Posted by Brad Schelden, July 23, 2007 10:47pm | Post a Comment
I had almost forgotten about Unkle. It seems so long ago that "Psyence Fiction" came out. I guess 1998 was almost 10 years ago. If you remember correctly, this album was huge. These were the years when Electronica was breaking through to the mainstream. This was one of the albums that really put the genre on the map and made people start noticing electronica acts as artists. One of the reasons they got so popular is because they combined all these different genres into one album. With the help of DJ Shadow they incorporated sounds of hip hop with dance. Trip Hop had already been created and this had been done before. But Unkle also brought in major popular rock vocalists such as Thom Yorke from Radiohead and RIchard Ashcroft from The Verve. Like many new fans, this is what first made me check out the album. I was obsessed with Radiohead and The Verve. So I was obviously going to check out anything that they were attached to. I did not pay much attention to their second album out in 2003. But I am again finding myself listening to Unkle.

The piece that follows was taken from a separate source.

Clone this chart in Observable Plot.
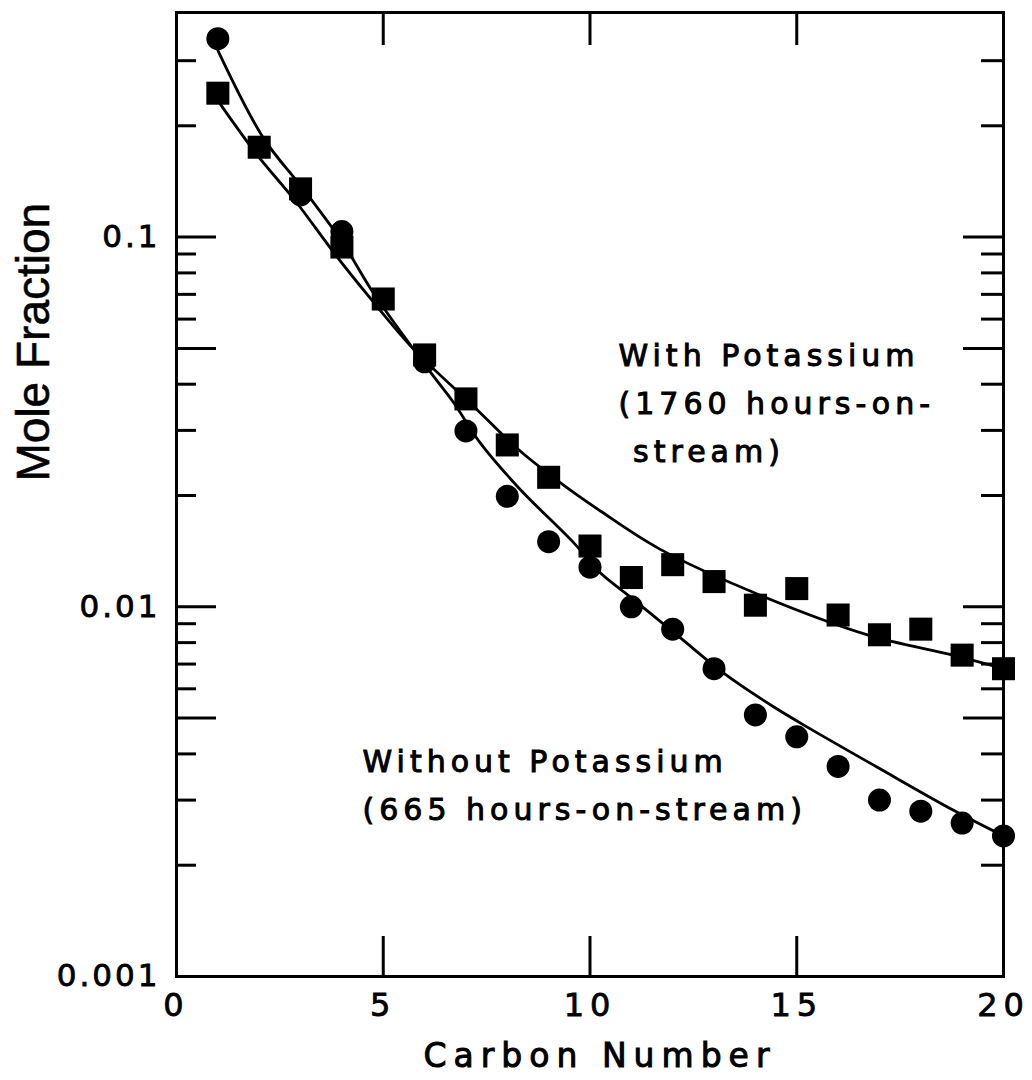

The new album is "War Stories." There is also a larger special version that comes in vacuum sealed plastic. I think they made it with one of those vacuum sealers that they advertise on infomercials. This time, we have vocals by Josh Homme of Queens of the Stone Age, Autolux, Gavin Clark, 3D of Massive Attack, the Duke Spirit, and Ian Astbury of The Cult. Ian Astbury is actually on two tracks. "Burn My Shadow" and "When Things Explode." So far they seem to be my two favorite tracks. Maybe this is because I have been a big Cult fan for a very long time. I sort of keep it a bit of a secret. But I really do love myself some Southern Death Cult, Death Cult, and Cult. His vocals, especially here, sound a lot like Jim Morrison. He has one of those voices that is very recognizable. I could not really imagine these songs working until I actually heard them. It ends up working beautifully. His voice fits in nicely with the orchestrated electronics on the album.